Guardian incl. Sid Lowe's claims about Barca and Madrid being Beauty and the Beast

http://football.guardian.co.uk/breakingnews/feedstory/0,,-6250667,00.html

Good article except for the line perpetuating the latest myth of Barca not wanting sponsorships on their shirt and having Unicef. Bobby, still no reply to my mail with the links from the Financial Times about how the Chinese backed out of the sponsorship deal rather than the Club? Until I see some proof, the facts (as far as I am concerned) remain that Laporta got his knickers in a twist about the size of the Chinese deal, announced it prematurely, the Chinese backed out and with no time to find a sponsorship that befits the club's stature, the Unicef logo was a good face-saving strategy.

I agree by the way with Sid Lowe (who by the way is rabidly anti-Madrid in the opinion of most Madrid supporters, unlike someone like Phil Ball)... the Valencia performance was dire. But the team showed just the sort of winning mentality that promises a good season. We had scored 1 goal in Valencia in 4 years, had won once this decade.

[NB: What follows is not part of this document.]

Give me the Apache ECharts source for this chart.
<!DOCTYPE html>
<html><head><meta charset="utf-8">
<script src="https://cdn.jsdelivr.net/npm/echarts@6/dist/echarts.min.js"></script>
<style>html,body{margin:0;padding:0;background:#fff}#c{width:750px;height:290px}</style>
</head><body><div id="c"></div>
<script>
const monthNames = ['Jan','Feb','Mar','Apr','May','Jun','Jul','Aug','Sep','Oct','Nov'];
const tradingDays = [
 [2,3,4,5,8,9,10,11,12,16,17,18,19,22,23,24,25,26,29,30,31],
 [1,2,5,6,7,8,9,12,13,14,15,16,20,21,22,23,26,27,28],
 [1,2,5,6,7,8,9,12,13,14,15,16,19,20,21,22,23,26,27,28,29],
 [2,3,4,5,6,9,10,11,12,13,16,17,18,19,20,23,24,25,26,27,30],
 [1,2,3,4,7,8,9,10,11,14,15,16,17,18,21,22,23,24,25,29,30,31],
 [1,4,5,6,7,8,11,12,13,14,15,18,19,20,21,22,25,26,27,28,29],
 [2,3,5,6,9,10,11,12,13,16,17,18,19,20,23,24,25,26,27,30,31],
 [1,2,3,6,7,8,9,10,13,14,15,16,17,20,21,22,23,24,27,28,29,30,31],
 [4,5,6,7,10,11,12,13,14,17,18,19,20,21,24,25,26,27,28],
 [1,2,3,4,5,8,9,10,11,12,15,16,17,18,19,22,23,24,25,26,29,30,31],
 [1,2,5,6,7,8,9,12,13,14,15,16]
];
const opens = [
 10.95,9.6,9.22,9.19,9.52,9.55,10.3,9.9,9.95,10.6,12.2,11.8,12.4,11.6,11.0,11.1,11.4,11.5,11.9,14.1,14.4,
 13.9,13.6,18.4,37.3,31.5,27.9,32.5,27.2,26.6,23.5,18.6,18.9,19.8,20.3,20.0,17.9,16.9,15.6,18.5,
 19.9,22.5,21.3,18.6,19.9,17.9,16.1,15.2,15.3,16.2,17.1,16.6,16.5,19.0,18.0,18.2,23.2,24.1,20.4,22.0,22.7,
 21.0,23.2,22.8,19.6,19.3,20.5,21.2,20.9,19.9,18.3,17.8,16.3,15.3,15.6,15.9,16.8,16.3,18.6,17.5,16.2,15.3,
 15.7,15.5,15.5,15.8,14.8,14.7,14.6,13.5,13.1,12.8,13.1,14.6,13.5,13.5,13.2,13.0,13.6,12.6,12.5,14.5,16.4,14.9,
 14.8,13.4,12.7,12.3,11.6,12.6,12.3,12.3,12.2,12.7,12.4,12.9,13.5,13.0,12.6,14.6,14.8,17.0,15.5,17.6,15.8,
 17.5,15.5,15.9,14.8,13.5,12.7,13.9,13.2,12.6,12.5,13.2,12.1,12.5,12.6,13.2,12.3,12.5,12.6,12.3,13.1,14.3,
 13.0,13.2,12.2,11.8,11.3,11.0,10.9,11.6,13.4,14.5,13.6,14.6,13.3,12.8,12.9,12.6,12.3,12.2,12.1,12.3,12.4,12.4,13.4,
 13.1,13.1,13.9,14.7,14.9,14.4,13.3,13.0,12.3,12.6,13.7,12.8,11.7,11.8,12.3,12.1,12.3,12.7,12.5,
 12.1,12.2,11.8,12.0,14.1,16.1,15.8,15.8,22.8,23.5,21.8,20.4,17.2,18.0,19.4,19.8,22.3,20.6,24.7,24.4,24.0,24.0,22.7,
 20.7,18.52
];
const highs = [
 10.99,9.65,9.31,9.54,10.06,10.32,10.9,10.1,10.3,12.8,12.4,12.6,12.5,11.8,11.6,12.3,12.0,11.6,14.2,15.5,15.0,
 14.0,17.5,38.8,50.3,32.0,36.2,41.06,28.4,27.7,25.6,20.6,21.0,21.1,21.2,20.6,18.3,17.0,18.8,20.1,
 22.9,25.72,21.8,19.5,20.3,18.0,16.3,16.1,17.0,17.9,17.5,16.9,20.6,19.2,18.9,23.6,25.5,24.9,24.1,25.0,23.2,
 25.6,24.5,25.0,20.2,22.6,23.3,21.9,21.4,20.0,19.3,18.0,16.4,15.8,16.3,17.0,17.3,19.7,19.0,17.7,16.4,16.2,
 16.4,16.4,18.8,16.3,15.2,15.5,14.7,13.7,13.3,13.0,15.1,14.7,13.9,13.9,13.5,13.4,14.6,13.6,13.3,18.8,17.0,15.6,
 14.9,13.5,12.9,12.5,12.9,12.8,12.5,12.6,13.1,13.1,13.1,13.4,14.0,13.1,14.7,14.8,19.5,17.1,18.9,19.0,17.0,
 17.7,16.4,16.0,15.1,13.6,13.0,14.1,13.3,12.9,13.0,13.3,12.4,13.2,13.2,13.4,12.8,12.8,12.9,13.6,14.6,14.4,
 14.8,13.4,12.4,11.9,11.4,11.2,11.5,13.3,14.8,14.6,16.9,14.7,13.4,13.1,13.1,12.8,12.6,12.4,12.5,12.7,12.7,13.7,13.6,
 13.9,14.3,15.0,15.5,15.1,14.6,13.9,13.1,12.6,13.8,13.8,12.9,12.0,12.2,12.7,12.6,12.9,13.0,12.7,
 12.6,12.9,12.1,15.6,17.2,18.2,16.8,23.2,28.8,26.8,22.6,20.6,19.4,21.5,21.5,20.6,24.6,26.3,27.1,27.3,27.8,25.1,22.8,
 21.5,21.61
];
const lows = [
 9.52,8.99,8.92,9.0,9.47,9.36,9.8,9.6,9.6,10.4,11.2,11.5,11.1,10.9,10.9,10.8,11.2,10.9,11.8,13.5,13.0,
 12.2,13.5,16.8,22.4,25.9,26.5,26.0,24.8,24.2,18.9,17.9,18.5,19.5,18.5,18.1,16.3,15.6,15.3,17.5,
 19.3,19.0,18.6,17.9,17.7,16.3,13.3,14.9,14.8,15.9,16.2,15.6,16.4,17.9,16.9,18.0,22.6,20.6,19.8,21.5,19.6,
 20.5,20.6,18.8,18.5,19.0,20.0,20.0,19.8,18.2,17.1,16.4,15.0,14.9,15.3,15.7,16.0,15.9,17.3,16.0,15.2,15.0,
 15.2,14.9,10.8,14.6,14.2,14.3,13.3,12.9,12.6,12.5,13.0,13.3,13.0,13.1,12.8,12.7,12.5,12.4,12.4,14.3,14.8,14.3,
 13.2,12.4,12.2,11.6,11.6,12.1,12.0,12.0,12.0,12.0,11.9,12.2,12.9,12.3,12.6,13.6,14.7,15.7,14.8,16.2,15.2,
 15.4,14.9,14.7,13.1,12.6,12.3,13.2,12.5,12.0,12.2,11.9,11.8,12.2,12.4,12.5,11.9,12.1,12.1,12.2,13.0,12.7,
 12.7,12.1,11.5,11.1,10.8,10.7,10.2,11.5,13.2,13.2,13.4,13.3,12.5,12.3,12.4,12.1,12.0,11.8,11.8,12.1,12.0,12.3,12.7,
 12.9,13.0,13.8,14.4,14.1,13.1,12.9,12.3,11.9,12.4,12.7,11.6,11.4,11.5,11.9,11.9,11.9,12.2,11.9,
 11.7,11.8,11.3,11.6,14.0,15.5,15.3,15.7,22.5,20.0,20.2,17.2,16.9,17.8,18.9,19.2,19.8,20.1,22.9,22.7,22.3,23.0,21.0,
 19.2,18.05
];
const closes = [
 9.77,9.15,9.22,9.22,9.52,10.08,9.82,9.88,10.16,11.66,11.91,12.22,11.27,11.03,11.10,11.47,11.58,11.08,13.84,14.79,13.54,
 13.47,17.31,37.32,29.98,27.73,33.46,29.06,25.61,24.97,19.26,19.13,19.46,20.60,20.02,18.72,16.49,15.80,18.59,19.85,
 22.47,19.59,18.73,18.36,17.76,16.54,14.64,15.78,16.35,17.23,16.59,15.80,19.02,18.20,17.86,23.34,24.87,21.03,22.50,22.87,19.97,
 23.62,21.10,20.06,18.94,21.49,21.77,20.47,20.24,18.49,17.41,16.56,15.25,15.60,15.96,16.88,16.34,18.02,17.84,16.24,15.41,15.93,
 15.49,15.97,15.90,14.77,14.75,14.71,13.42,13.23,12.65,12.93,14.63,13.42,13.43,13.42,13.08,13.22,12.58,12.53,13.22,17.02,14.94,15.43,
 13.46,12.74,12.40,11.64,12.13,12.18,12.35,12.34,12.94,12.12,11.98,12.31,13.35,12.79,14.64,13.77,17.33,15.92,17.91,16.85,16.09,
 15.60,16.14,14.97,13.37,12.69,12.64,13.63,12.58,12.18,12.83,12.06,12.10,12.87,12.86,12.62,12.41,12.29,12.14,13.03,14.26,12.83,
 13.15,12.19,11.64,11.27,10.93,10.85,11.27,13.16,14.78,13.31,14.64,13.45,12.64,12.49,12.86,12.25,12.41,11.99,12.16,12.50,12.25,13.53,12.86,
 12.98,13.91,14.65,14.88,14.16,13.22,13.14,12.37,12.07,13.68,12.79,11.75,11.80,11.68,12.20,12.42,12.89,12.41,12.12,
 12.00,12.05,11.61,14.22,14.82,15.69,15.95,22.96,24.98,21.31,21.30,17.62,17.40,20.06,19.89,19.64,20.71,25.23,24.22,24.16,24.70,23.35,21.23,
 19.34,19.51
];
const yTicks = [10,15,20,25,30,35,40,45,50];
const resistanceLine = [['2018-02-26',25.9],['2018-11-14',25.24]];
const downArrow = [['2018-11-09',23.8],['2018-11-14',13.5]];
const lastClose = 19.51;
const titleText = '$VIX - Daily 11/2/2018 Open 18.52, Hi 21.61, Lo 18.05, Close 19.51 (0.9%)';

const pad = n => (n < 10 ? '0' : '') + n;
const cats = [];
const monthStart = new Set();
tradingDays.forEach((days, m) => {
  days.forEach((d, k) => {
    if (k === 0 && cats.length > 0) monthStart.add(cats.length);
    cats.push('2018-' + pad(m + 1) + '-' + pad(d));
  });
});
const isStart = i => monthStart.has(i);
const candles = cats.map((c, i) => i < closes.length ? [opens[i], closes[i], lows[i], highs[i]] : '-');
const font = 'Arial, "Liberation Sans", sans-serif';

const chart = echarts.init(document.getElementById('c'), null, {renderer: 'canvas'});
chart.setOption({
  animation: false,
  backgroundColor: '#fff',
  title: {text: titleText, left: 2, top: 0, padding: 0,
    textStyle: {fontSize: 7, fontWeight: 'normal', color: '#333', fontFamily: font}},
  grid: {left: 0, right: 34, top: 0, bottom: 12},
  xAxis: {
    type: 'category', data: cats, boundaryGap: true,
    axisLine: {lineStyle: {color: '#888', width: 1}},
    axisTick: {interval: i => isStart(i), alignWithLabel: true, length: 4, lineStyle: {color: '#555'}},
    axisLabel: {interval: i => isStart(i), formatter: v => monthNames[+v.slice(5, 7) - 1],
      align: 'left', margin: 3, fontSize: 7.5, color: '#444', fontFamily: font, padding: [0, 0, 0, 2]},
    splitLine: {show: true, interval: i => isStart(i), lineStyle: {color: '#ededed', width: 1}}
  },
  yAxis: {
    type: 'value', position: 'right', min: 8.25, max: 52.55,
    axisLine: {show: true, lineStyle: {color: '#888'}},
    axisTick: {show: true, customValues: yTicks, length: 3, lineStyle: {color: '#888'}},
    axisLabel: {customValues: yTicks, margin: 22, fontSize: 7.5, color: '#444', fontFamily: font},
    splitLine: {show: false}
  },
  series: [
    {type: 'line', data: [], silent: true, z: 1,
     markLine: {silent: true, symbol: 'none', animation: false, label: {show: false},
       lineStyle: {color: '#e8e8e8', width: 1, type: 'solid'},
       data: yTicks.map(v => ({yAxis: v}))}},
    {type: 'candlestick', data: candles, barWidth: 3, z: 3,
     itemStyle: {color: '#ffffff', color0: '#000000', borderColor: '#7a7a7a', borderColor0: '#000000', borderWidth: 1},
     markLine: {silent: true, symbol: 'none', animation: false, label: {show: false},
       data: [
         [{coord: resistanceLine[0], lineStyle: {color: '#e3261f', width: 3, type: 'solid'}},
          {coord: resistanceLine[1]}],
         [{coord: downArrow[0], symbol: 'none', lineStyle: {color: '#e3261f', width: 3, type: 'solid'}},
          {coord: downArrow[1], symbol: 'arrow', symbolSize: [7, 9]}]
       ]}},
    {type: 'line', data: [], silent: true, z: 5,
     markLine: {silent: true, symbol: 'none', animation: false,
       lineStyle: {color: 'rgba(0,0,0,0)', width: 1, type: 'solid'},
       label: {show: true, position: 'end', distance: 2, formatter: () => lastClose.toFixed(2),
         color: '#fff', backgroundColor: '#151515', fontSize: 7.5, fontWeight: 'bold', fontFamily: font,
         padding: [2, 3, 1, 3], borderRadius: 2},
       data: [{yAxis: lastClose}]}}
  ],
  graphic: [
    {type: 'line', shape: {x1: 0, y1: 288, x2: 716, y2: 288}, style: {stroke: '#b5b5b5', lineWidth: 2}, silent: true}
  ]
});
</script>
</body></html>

They were unbeaten at home in 13 months. They had 9 wins and a draw this season. They held Barca at the Camp Nou. And while they were blighted by injuries, we were also missing Ronaldo, Beckham, Helguera, Guti, Cicinho and Cannavaro (2nd half). Despite that they fought and got a result which is the sign of a tough team... one that can win when the playing badly in difficult circumstances. I am certain that no Madrid team in the last 4 years would have scored a win, and this is what gives the fans hope.

As for whether this means we are an ugly team... yes sometimes we are (Getafe, Valencia, Lyon first leg). But as the team gets better we are also seeing some really good performances (Lyon 2nd leg 2nd half, Racing Santander). And I'm sure that anyone who saw the Villareal game (at home and without Riquelme) would agree that Barca looked pretty crap until the dodgy first goal... and it's only then that their play took wings. Iniesta by the way has been spectacular this season.